> **Written exercise**: Of all the lines in the material, how many contain the word "this"? State the number alone.

-*-

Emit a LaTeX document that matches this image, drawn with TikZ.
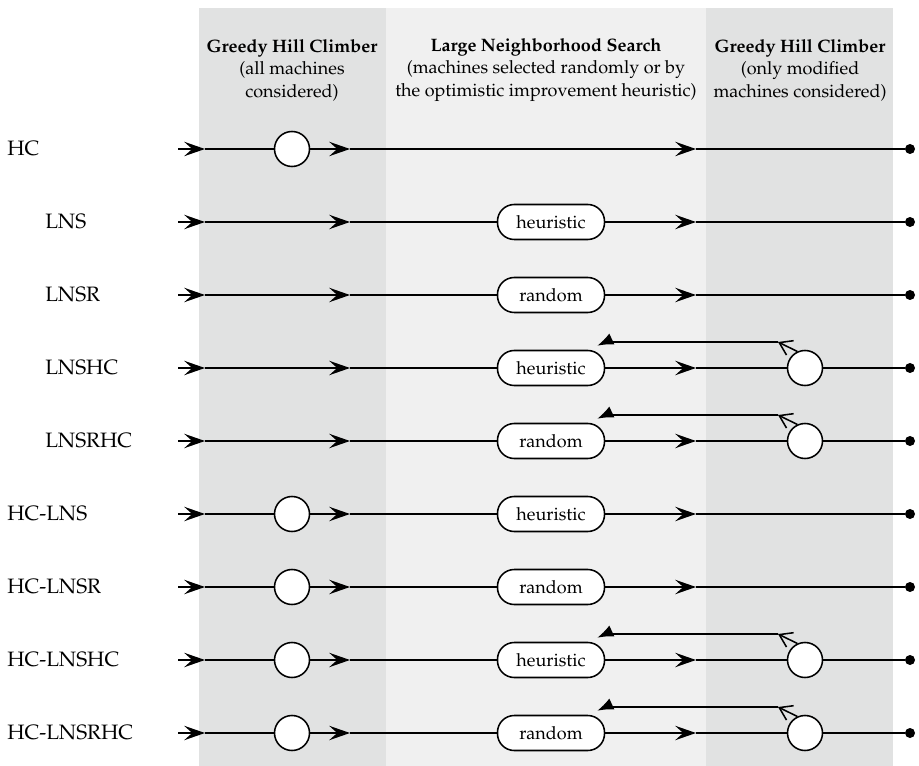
\documentclass[tikz,border=0pt]{standalone}
\usepackage[T1]{fontenc}
\usepackage{mathpazo}
\usetikzlibrary{arrows.meta}
\usetikzlibrary{calc}
\usetikzlibrary{positioning}

\definecolor{bandgray}{RGB}{225,226,226}
\definecolor{bandlight}{RGB}{240,240,240}

\begin{document}
\begin{tikzpicture}[x=0.025cm, y=-0.025cm,
		head/.style={align=center, inner sep=0pt, font=\fontsize{12.8}{16}\selectfont},
		lbl/.style={anchor=west, inner sep=0pt, font=\fontsize{14.8}{17}\selectfont},
		hc/.style={draw, circle, fill=white, line width=1.1pt, minimum size=0.875cm, inner sep=0pt},
		lns/.style={draw, rounded corners=0.42cm, fill=white, line width=1.1pt, minimum width=2.675cm, minimum height=0.875cm, inner sep=0pt, font=\fontsize{12.8}{16}\selectfont},
		dot/.style={circle, fill=black, minimum size=0.25cm, inner sep=0pt},
		line/.style={line width=1.1pt},
		flow/.style={line width=1.1pt, -{Stealth[length=5.2mm, width=3.6mm, inset=2mm]}},
		ret/.style={line width=1.1pt, -{Straight Barb[length=3mm, width=4mm]}},
		back/.style={line width=1.1pt, -{Latex[length=4mm, width=3mm]}}]
		\useasboundingbox (0,0) rectangle (919,766);
		% bands
		\fill[bandgray] (199,8) rectangle (386,766);
		\fill[bandlight] (386,8) rectangle (706,766);
		\fill[bandgray] (706,8) rectangle (893,766);
		\path 	(292,70)	node[head] (t1)	{\textbf{Greedy Hill Climber}\\(all machines\\considered)}
			(546,70)	node[head] (t2)	{\textbf{Large Neighborhood Search}\\(machines selected randomly or by\\the optimistic improvement heuristic)}
			(800,70)	node[head] (t3)	{\textbf{Greedy Hill Climber}\\(only modified\\machines considered)};
		% HC
		\path 	(7,149) node[lbl] (l1) {HC}
			(178,149) coordinate (s1) (205,149) coordinate (a1)
			(292,149) node[hc] (h1) {} (350,149) coordinate (b1)
			(696,149) coordinate (c1) (910,149) node[dot] (e1) {};
		\draw (s1) edge[flow] (a1) (a1) edge[line] (h1) (h1) edge[flow] (b1) (b1) edge[flow] (c1) (c1) edge[line] (e1);
		% LNS
		\path 	(45,222) node[lbl] (l2) {LNS}
			(178,222) coordinate (s2) (205,222) coordinate (a2) (350,222) coordinate (b2)
			(551,222) node[lns] (n2) {heuristic}
			(696,222) coordinate (c2) (910,222) node[dot] (e2) {};
		\draw (s2) edge[flow] (a2) (a2) edge[flow] (b2) (b2) edge[line] (n2) (n2) edge[flow] (c2) (c2) edge[line] (e2);
		% LNSR
		\path 	(45,295) node[lbl] (l3) {LNSR}
			(178,295) coordinate (s3) (205,295) coordinate (a3) (350,295) coordinate (b3)
			(551,295) node[lns] (n3) {random}
			(696,295) coordinate (c3) (910,295) node[dot] (e3) {};
		\draw (s3) edge[flow] (a3) (a3) edge[flow] (b3) (b3) edge[line] (n3) (n3) edge[flow] (c3) (c3) edge[line] (e3);
		% LNSHC
		\path 	(45,368) node[lbl] (l4) {LNSHC}
			(178,368) coordinate (s4) (205,368) coordinate (a4) (350,368) coordinate (b4)
			(551,368) node[lns] (n4) {heuristic}
			(696,368) coordinate (c4) (805,368) node[hc] (g4) {}
			(778,342) coordinate (f4) (910,368) node[dot] (e4) {};
		\draw (s4) edge[flow] (a4) (a4) edge[flow] (b4) (b4) edge[line] (n4) (n4) edge[flow] (c4) (c4) edge[line] (g4) (g4) edge[line] (e4);
		\draw[ret] (g4.115) -- (f4);
		\draw[back] (f4) -- (f4 -| n4.east) -- ($(n4.north east)+(-8,-4)$);
		% LNSRHC
		\path 	(45,441) node[lbl] (l5) {LNSRHC}
			(178,441) coordinate (s5) (205,441) coordinate (a5) (350,441) coordinate (b5)
			(551,441) node[lns] (n5) {random}
			(696,441) coordinate (c5) (805,441) node[hc] (g5) {}
			(778,415) coordinate (f5) (910,441) node[dot] (e5) {};
		\draw (s5) edge[flow] (a5) (a5) edge[flow] (b5) (b5) edge[line] (n5) (n5) edge[flow] (c5) (c5) edge[line] (g5) (g5) edge[line] (e5);
		\draw[ret] (g5.115) -- (f5);
		\draw[back] (f5) -- (f5 -| n5.east) -- ($(n5.north east)+(-8,-4)$);
		% HC-LNS
		\path 	(7,514) node[lbl] (l6) {HC-LNS}
			(178,514) coordinate (s6) (205,514) coordinate (a6)
			(292,514) node[hc] (h6) {} (350,514) coordinate (b6)
			(551,514) node[lns] (n6) {heuristic}
			(696,514) coordinate (c6) (910,514) node[dot] (e6) {};
		\draw (s6) edge[flow] (a6) (a6) edge[line] (h6) (h6) edge[flow] (b6) (b6) edge[line] (n6) (n6) edge[flow] (c6) (c6) edge[line] (e6);
		% HC-LNSR
		\path 	(7,587) node[lbl] (l7) {HC-LNSR}
			(178,587) coordinate (s7) (205,587) coordinate (a7)
			(292,587) node[hc] (h7) {} (350,587) coordinate (b7)
			(551,587) node[lns] (n7) {random}
			(696,587) coordinate (c7) (910,587) node[dot] (e7) {};
		\draw (s7) edge[flow] (a7) (a7) edge[line] (h7) (h7) edge[flow] (b7) (b7) edge[line] (n7) (n7) edge[flow] (c7) (c7) edge[line] (e7);
		% HC-LNSHC
		\path 	(7,660) node[lbl] (l8) {HC-LNSHC}
			(178,660) coordinate (s8) (205,660) coordinate (a8)
			(292,660) node[hc] (h8) {} (350,660) coordinate (b8)
			(551,660) node[lns] (n8) {heuristic}
			(696,660) coordinate (c8) (805,660) node[hc] (g8) {}
			(778,634) coordinate (f8) (910,660) node[dot] (e8) {};
		\draw (s8) edge[flow] (a8) (a8) edge[line] (h8) (h8) edge[flow] (b8) (b8) edge[line] (n8) (n8) edge[flow] (c8) (c8) edge[line] (g8) (g8) edge[line] (e8);
		\draw[ret] (g8.115) -- (f8);
		\draw[back] (f8) -- (f8 -| n8.east) -- ($(n8.north east)+(-8,-4)$);
		% HC-LNSRHC
		\path 	(7,733) node[lbl] (l9) {HC-LNSRHC}
			(178,733) coordinate (s9) (205,733) coordinate (a9)
			(292,733) node[hc] (h9) {} (350,733) coordinate (b9)
			(551,733) node[lns] (n9) {random}
			(696,733) coordinate (c9) (805,733) node[hc] (g9) {}
			(778,707) coordinate (f9) (910,733) node[dot] (e9) {};
		\draw (s9) edge[flow] (a9) (a9) edge[line] (h9) (h9) edge[flow] (b9) (b9) edge[line] (n9) (n9) edge[flow] (c9) (c9) edge[line] (g9) (g9) edge[line] (e9);
		\draw[ret] (g9.115) -- (f9);
		\draw[back] (f9) -- (f9 -| n9.east) -- ($(n9.north east)+(-8,-4)$);
	\end{tikzpicture}
\end{document}
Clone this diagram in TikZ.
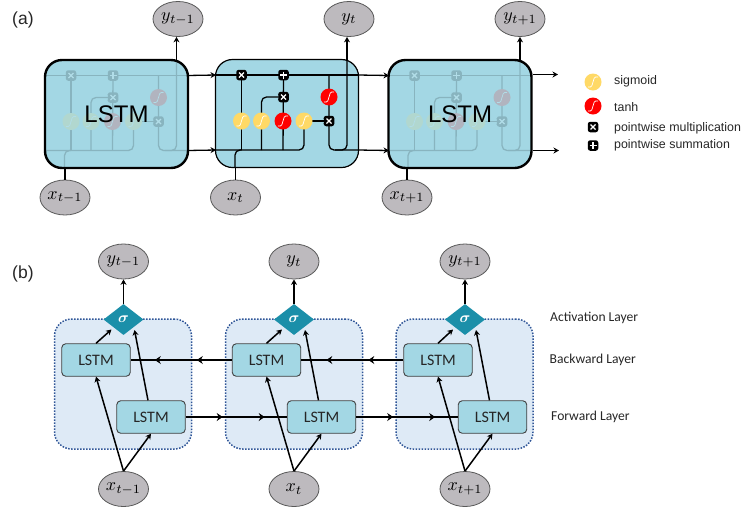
\documentclass[tikz,border=0pt]{standalone}
\usepackage[no-math]{fontspec}
\usepackage{amsmath}
\setmainfont{Liberation Sans}
\newfontfamily\boxfont{Carlito}
\usetikzlibrary{arrows.meta,shapes.geometric,decorations.markings}

\definecolor{cellblue}{HTML}{A3D7E4}
\definecolor{sigyellow}{HTML}{FFD966}
\definecolor{tanhred}{HTML}{FF0000}
\definecolor{nodegrey}{HTML}{BDBABE}
\definecolor{groupblue}{HTML}{DEEAF6}
\definecolor{dotblue}{HTML}{2F5597}
\definecolor{gateteal}{HTML}{1B8FA9}
\definecolor{inktext}{HTML}{262626}

\newcommand{\sz}[1]{\fontsize{#1}{#1}\selectfont}
\newcommand{\mathlabel}[1]{\scalebox{1.8}{$#1$}}

\tikzset{
  wire/.style={line width=1.3pt,draw=black},
  wirearrow/.style={wire,-{Stealth[length=5.5pt,width=6pt]}},
  flowline/.style={line width=1.5pt,draw=black},
  flowarrow/.style={flowline,-{Stealth[length=5.5pt,width=6pt]}},
  midtips/.style 2 args={postaction={decorate},decoration={markings,
    mark=at position #1 with {\arrow{Stealth[length=6pt,width=8pt]}},
    mark=at position #2 with {\arrow{Stealth[length=6pt,width=8pt]}}}},
  varnode/.style={ellipse,draw=black!65,line width=.8pt,fill=nodegrey,
    minimum width=50pt,minimum height=35pt,inner sep=0pt},
  cellbody/.style={rectangle,rounded corners=17pt,fill=cellblue,
    minimum width=143pt,minimum height=108pt,inner sep=0pt},
  cellveil/.style={cellbody,fill opacity=.84,text opacity=1,draw=black,draw opacity=1,
    line width=2.4pt,font=\sz{24}},
  curvemark/.style={path picture={\draw[white,line width=.7pt,
      shift={(path picture bounding box.center)}]
      (-5,5) .. controls (3,6.5) and (-3,-6.5) .. (5,-5);}},
  sigmoidgate/.style={circle,fill=sigyellow,minimum size=17pt,inner sep=0pt,curvemark},
  tanhgate/.style={circle,fill=tanhred,minimum size=17pt,inner sep=0pt,curvemark},
  opsquare/.style={rectangle,rounded corners=2.5pt,fill=black,minimum size=10.5pt,inner sep=0pt},
  opmul/.style={opsquare,path picture={\draw[white,line width=1.3pt,
      shift={(path picture bounding box.center)}]
      (-2.5,-2.5) -- (2.5,2.5) (-2.5,2.5) -- (2.5,-2.5);}},
  opsum/.style={opsquare,path picture={\draw[white,line width=1.3pt,
      shift={(path picture bounding box.center)}]
      (-3.5,0) -- (3.5,0) (0,-3.5) -- (0,3.5);}},
  legendtext/.style={anchor=west,inner sep=0pt,text=inktext,font=\sz{12.4}},
  layertext/.style={anchor=west,inner sep=0pt,text=inktext,font=\boxfont\sz{13.6}},
  panelmark/.style={anchor=west,inner sep=0pt,text=inktext,font=\sz{17.5}},
  groupbox/.style={rectangle,rounded corners=17pt,fill=groupblue,draw=dotblue,
    line width=1.5pt,dash pattern=on 1.5pt off 1.5pt,
    minimum width=137pt,minimum height=130pt,inner sep=0pt},
  lstmbox/.style={rectangle,rounded corners=4pt,fill=cellblue,draw=black!75,line width=.9pt,
    minimum width=68.5pt,minimum height=32.5pt,inner sep=0pt,text=inktext,font=\boxfont\sz{16}},
  activation/.style={diamond,fill=gateteal,minimum width=40pt,minimum height=31pt,
    inner sep=0pt,text=white},
  lstmcell/.pic={
    % anchor points of the gates
    \coordinate (-tl) at (-71,-38.5);
    \coordinate (-tr) at (71,-38.5);
    \coordinate (-bl) at (-71,36.5);
    \coordinate (-br) at (71,36.5);
    \coordinate (-pm1) at (-45.5,-38.5);
    \coordinate (-pa1) at (-3.5,-38.5);
    \coordinate (-pm2) at (-3.5,-16.5);
    \coordinate (-ps1) at (-45.5,7.5);
    \coordinate (-ps2) at (-25.5,7.5);
    \coordinate (-pt1) at (-4,7.5);
    \coordinate (-ps3) at (17,7.5);
    \coordinate (-pm3) at (42,7.5);
    \coordinate (-pt2) at (42,-16.5);
    \coordinate (-in) at (-52,54);
    \coordinate (-out) at (60,-53.5);
    % cell state and hidden state
    \draw[wire] (-tl) -- (-tr);
    \draw[wire,rounded corners=5pt] (-bl) -| (-ps3);
    \draw[wire,rounded corners=5pt] (-in) |- (-45.5,36.5);
    \draw[wire] (-ps1 |- -bl) -- (-pm1);
    \draw[wire] (-pt1 |- -bl) -- (-pa1 |- -tl);
    \draw[wire,rounded corners=5pt] (-ps2 |- -bl) |- (-8.5,-16.5);
    \draw[wirearrow] (-7,-16.5) -- (-pm2);
    \draw[wirearrow] (-ps3) -- (-pm3);
    \draw[wire,rounded corners=5pt] (-pm3 |- -tl) -- (-pm3) |- (-br);
    \draw[wire,rounded corners=5pt] (48,36.5) -| (-out);
    % gates
    \node[sigmoidgate] (-s1) at (-ps1) {};
    \node[sigmoidgate] (-s2) at (-ps2) {};
    \node[tanhgate] (-t1) at (-pt1) {};
    \node[sigmoidgate] (-s3) at (-ps3) {};
    \node[tanhgate] (-t2) at (-pt2) {};
    \node[opmul] (-m1) at (-pm1) {};
    \node[opsum] (-a1) at (-pa1) {};
    \node[opmul] (-m2) at (-pm2) {};
    \node[opmul] (-m3) at (-pm3) {};
  }
}

\begin{document}
\begin{tikzpicture}[x=1pt,y=-1pt]
\useasboundingbox (0,0) rectangle (747,507);

% ---------- panel (a): LSTM chain ----------
\node[panelmark] (marka) at (12,20) {(a)};

\node[cellbody] (box1) at (116.5,114) {};
\pic (c1) at (116.5,114) {lstmcell};
\node[cellveil] (veil1) at (116.5,114) {LSTM};

\node[cellbody,draw=black,line width=1.2pt] (box2) at (287,113.5) {};
\pic (c2) at (287,113.5) {lstmcell};

\node[cellbody] (box3) at (460,114) {};
\pic (c3) at (460,114) {lstmcell};
\node[cellveil] (veil3) at (460,114) {LSTM};

\node[varnode] (y1) at (178,19) {\mathlabel{y_{t-1}}};
\node[varnode] (y2) at (349,19) {\mathlabel{y_{t}}};
\node[varnode] (y3) at (520,19) {\mathlabel{y_{t+1}}};
\node[varnode] (x1) at (65,197.5) {\mathlabel{x_{t-1}}};
\node[varnode] (x2) at (235.5,197.5) {\mathlabel{x_{t}}};
\node[varnode] (x3) at (407,197.5) {\mathlabel{x_{t+1}}};

\draw[wirearrow] (c1-out) -- (c1-out |- y1.south);
\draw[wirearrow] (c2-out) -- (c2-out |- y2.south);
\draw[wirearrow] (c3-out) -- (c3-out |- y3.south);
\draw[wire] (x1.north) -- (x1.north |- veil1.south);
\draw[wire] (x2.north) -- (x2.north |- box2.south);
\draw[wire] (x3.north) -- (x3.north |- veil3.south);

\coordinate (top3) at (558,74.5);
\coordinate (bot3) at (559,150.5);
\draw[wirearrow] (c1-tr) -- (c2-tl);
\draw[wirearrow] (c1-br) -- (c2-bl);
\draw[wirearrow] (c2-tr) -- (c3-tl);
\draw[wirearrow] (c2-br) -- (c3-bl);
\draw[wirearrow] (veil3.east |- top3) -- (top3);
\draw[wirearrow] (veil3.east |- bot3) -- (bot3);

% legend
\node[sigmoidgate] (keys) at (593,82) {};
\node[tanhgate] (keyt) at (593,106) {};
\node[opmul] (keym) at (593,127) {};
\node[opsum] (keya) at (593,145.5) {};
\node[legendtext] (texts) at (614,81) {sigmoid};
\node[legendtext] (textt) at (614,107) {tanh};
\node[legendtext] (textm) at (614,128) {pointwise multiplication};
\node[legendtext] (texta) at (614,145) {pointwise summation};

% ---------- panel (b): bidirectional layers ----------
\node[panelmark] (markb) at (12,274) {(b)};

\node[groupbox] (g1) at (123,384) {};
\node[groupbox] (g2) at (294,384) {};
\node[groupbox] (g3) at (464.5,384) {};

\node[lstmbox] (b1) at (96,360) {LSTM};
\node[lstmbox] (f1) at (151,417) {LSTM};
\node[lstmbox] (b2) at (266.5,360) {LSTM};
\node[lstmbox] (f2) at (321.5,417) {LSTM};
\node[lstmbox] (b3) at (438,360) {LSTM};
\node[lstmbox] (f3) at (492.5,417) {LSTM};

\node[activation] (s1) at (123.5,319.5) {\scalebox{1.5}{$\boldsymbol{\sigma}$}};
\node[activation] (s2) at (294,319.5) {\scalebox{1.5}{$\boldsymbol{\sigma}$}};
\node[activation] (s3) at (465,319.5) {\scalebox{1.5}{$\boldsymbol{\sigma}$}};

\node[varnode] (oy1) at (123.5,261.5) {\mathlabel{y_{t-1}}};
\node[varnode] (oy2) at (294,261.5) {\mathlabel{y_{t}}};
\node[varnode] (oy3) at (465,261.5) {\mathlabel{y_{t+1}}};
\node[varnode] (ox1) at (123.5,489) {\mathlabel{x_{t-1}}};
\node[varnode] (ox2) at (294,489) {\mathlabel{x_{t}}};
\node[varnode] (ox3) at (465,489) {\mathlabel{x_{t+1}}};

\foreach \i in {1,2,3}{
  \draw[flowarrow] (s\i.north) -- (oy\i.south);
  \draw[flowarrow] (ox\i.north) -- (b\i.south);
  \draw[flowarrow] (ox\i.north) -- (f\i.south);
  \draw[flowarrow] (b\i.north) -- ([shift={(-12,10)}]s\i.center);
  \draw[flowarrow] ([xshift=-3pt]f\i.north) -- ([shift={(11,10.5)}]s\i.center);
}

\draw[flowline,midtips={35pt}{77pt}] (b2.west) -- (b1.east);
\draw[flowline,midtips={35pt}{77pt}] (b3.west) -- (b2.east);
\draw[flowline,midtips={37pt}{79pt}] (f1.east) -- (f2.west);
\draw[flowline,midtips={37pt}{79pt}] (f2.east) -- (f3.west);
% heavier stretch of the forward link entering the middle group
\draw[line width=2.2pt] (g2.west |- f1.east) -- ++(33,0);

\node[layertext] (la) at (550,318) {Activation Layer};
\node[layertext] (lb) at (549.5,359.5) {Backward Layer};
\node[layertext] (lf) at (551,416.5) {Forward Layer};
\end{tikzpicture}
\end{document}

-*-

> **Task output**: 2